André Brink, en 1983. © AFP

André Brink: « On doit garder la foi en la lumière, car cet espoir rend la vie possible »

Décédé samedi à l’âge de 79 ans, l’écrivain sud-africain André Brink nous avait accordé une interview exclusive lors de la sortie de son dernier roman, Philida, où une esclave lumineuse se bat contre vents et marées, pour pouvoir exister.

« Les lâches sont ceux qui n’ont pas le courage de résister. » Tel n’est pas le cas de Philida (Actes Sud), héroïne du nouveau roman d’André Brink. Elle est digne de ce grand auteur engagé (cf. Une saison blanche et sèche, Prix Médicis), qui lutte pour l’égalité au sein d’une société scindée. Il ravive ici l’histoire de cette esclave, qui a eu quatre enfants avec l’un de ses ancêtres. Mais « sans liberté réelle, on ne peut pas aimer librement. » Aussi cette guerrière a-t-elle la volonté de s’affranchir, malgré sa condition précaire. Un magnifique portrait de femme, qui transcende ses drames pour imposer son droit à la liberté. Interview exclusive.

« Chacun a sa propre histoire », en quoi la vôtre et celle des autres est-elle inspirante ?

L’histoire est la clé qui permet d’accéder à la compréhension de la vie. Comme on ne peut pas tout inventer, j’interroge mes souvenirs d’enfance sur l’avenir possible. Le récit des adultes, qui m’entouraient, m’a éclairé sur le passé de ma famille, ma nation et mon peuple. Cette collection d’histoires, tombées du ciel, a suscité l’inspiration. J’y ajoute une couche de vérité et de vécu pour voir ce qui se cache derrière le réel. Au centre de mes livres, se trouve la différence accablante entre noirs et blancs, maîtres et esclaves. J’aime m’approprier un monde qui n’est pas le mien.

Qu’est-ce qui vous touche chez Philida, cette esclave qui se sert de la loi pour contrer son sort ?

Son désir de s’affranchir. Indomptable, Philida s’oppose à tout ce qui se dresse contre elle. Cette femme croit en la vie, qu’elle ose imaginer différente, voire meilleure. Grâce à ce personnage, je m’ouvre au rêve… Il est nécessaire de s’inventer une existence pour pouvoir l’accomplir. Or Philida est entourée de lois, d’interdictions et de privations. Sa philosophie lui permet de dépasser sa réalité quotidienne. C’est dans l’acte de révolte qu’on se trouve et se retrouve. Tout être humain peut aller plus loin, en luttant contre les restrictions de liberté. En Afrique du Sud, on vit en des temps turbulents et inspirants, qui imposent de profonds changements. Les oppressés parviennent de plus en plus à se réaliser, à s’exprimer et à dire non. C’est leur façon de dire oui à la vie. Philida se moque du monde en s’imposant comme femme et être libre. Tant qu’on n’est pas libre dans sa tête, il n’y a pas de progrès.

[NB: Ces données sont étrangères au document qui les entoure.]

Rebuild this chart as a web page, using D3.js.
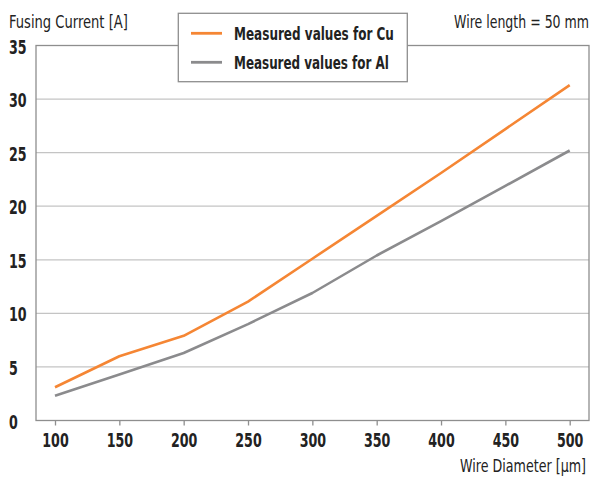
<!DOCTYPE html>
<html><head><meta charset="utf-8">
<script src="https://cdn.jsdelivr.net/npm/d3@7/dist/d3.min.js"></script>
<style>
body{margin:0;background:#fff;}
svg text{font-family:"DejaVu Sans Condensed","Liberation Sans Narrow",sans-serif;fill:#222;}
</style></head>
<body><svg id="c" width="595" height="480"></svg>
<script>
const diameters = [100, 150, 200, 250, 300, 350, 400, 450, 500];
const cuValues = [3.1, 6.0, 7.9, 11.1, 15.1, 19.1, 23.1, 27.2, 31.3];
const alValues = [2.3, 4.3, 6.3, 9.0, 11.9, 15.4, 18.6, 21.9, 25.2];
const yTicks = [0, 5, 10, 15, 20, 25, 30, 35];
const seriesNames = ["Measured values for Cu", "Measured values for Al"];
const colors = ["#f58634", "#8b8b8d"];

const svg = d3.select("#c");
const pL = 36, pR = 589, pT = 45.5, pB = 420.5;
const x = d3.scaleLinear().domain([100, 500]).range([55, 569.7]);
const y = d3.scaleLinear().domain([0, 35]).range([pB, pT]);

function condense(sel, f) {
  sel.each(function () {
    const w = this.getComputedTextLength();
    d3.select(this).attr("textLength", w * f).attr("lengthAdjust", "spacingAndGlyphs");
  });
}

// gridlines
svg.append("g").selectAll("line").data(yTicks.filter(d => d > 0 && d < 35)).join("line")
  .attr("x1", pL).attr("x2", pR).attr("y1", d => y(d)).attr("y2", d => y(d))
  .attr("stroke", "#c4c4c4").attr("stroke-width", 1.3);

// frame
svg.append("rect").attr("x", pL).attr("y", pT).attr("width", pR - pL).attr("height", pB - pT)
  .attr("fill", "none").attr("stroke", "#8e8e8e").attr("stroke-width", 1.3);

// x axis
const xAxis = d3.axisBottom(x).tickValues(diameters).tickSize(5).tickPadding(9).tickFormat(d3.format("d"));
const gx = svg.append("g").attr("transform", `translate(0,${pB})`).call(xAxis);
gx.select(".domain").remove();
gx.selectAll(".tick line").attr("stroke", "#8e8e8e").attr("stroke-width", 1.3);
gx.selectAll(".tick text").attr("font-size", 19).attr("font-weight", "bold").attr("fill", "#222")
  .attr("font-family", "DejaVu Sans Condensed, sans-serif").attr("dy", "0.68em");
condense(gx.selectAll(".tick text"), 0.74);

// y axis labels (left aligned)
const yAxis = d3.axisLeft(y).tickValues(yTicks).tickSize(0).tickPadding(0);
const gy = svg.append("g").attr("transform", `translate(${pL},0)`).call(yAxis);
gy.select(".domain").remove();
gy.selectAll(".tick text").attr("x", 9 - pL).attr("text-anchor", "start").attr("dy", "0.4em")
  .attr("font-size", 19).attr("font-weight", "bold").attr("fill", "#222")
  .attr("font-family", "DejaVu Sans Condensed, sans-serif");
condense(gy.selectAll(".tick text"), 0.74);

// lines
const line = d3.line().x((d, i) => x(diameters[i])).y(d => y(d));
[cuValues, alValues].forEach((vals, k) => {
  svg.append("path").datum(vals).attr("d", line).attr("fill", "none")
    .attr("stroke", colors[k]).attr("stroke-width", 2.6).attr("stroke-linejoin", "round");
});

// titles (horizontally compressed via transform)
function label(xp, yp, txt, w, anchor, bold, size, parent) {
  const t = (parent || svg).append("text").attr("x", 0).attr("y", 0).attr("font-size", size)
    .attr("font-weight", bold ? "bold" : "normal").attr("text-anchor", anchor).text(txt);
  const nat = t.node().getComputedTextLength();
  t.attr("transform", `translate(${xp},${yp}) scale(${w / nat},1)`);
  return t;
}
label(9, 27.5, "Fusing Current [A]", 119, "start", false, 17.5);
label(589, 27.5, "Wire length = 50 mm", 135, "end", false, 17.5);
label(586, 472, "Wire Diameter [µm]", 126, "end", false, 17.5);

// legend
const lg = svg.append("g");
lg.append("rect").attr("x", 178.3).attr("y", 13.3).attr("width", 229).attr("height", 68.4)
  .attr("fill", "#fff").attr("stroke", "#8e8e8e").attr("stroke-width", 1.3);
const legW = [160, 155];
seriesNames.forEach((n, i) => {
  const yy = 33.3 + i * 29;
  lg.append("line").attr("x1", 191).attr("x2", 222).attr("y1", yy).attr("y2", yy)
    .attr("stroke", colors[i]).attr("stroke-width", 2.8);
  label(234, yy + 6.5, n, legW[i], "start", true, 18, lg);
});
</script></body></html>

« J’ai plus ma place à moi. » Est-ce finalement de ça que parlent tous vos livres ?

La liberté s’écrit. Ainsi mon héroïne doit dépasser ce qu’elle est : une femme et une esclave. Sa richesse ? Se définir en tant qu’être humain grâce à ses enfants qui l’obligent à se réinventer constamment. La religion est sa seule issue pour imaginer un autre univers. Plus qu’un lieu, la place comprend une dimension spirituelle, celle où l’on se réalise pleinement, celle où le monde commence. Connaître sa place est peut-être la question centrale de la vie. A près de 80 ans, je vois que ce processus évolutif est infini ! L’amour aussi est un éternel recommencement. On doit garder la foi en la lumière car cet espoir rend la vie possible.

Qu’en est-il de votre espérance pour l’Afrique du Sud ?

L’Afrique incarne un continent très ancien, renfermant tant de potentialités. Je me sens Africain car je me retrouve dans ce continent, historique et mythologique, représentant le berceau du monde. J’espérais que mon pays allait avancer, mais il semble misérable depuis l’élection de Zuma. Ce président autoritaire va à contre-sens de la nouvelle expérience africaine. C’est un homme politique du passé, trop borné pour saisir les possibilités qui sont à sa portée. Le pouvoir d’un écrivain consiste à inventer, en se glissant dans la peau d’un autre. Une manière de garder les fenêtres ouvertes sur le monde et sur sa propre lumière intérieure.

Philida, par André Brink, éd. Actes Sud, 373 p.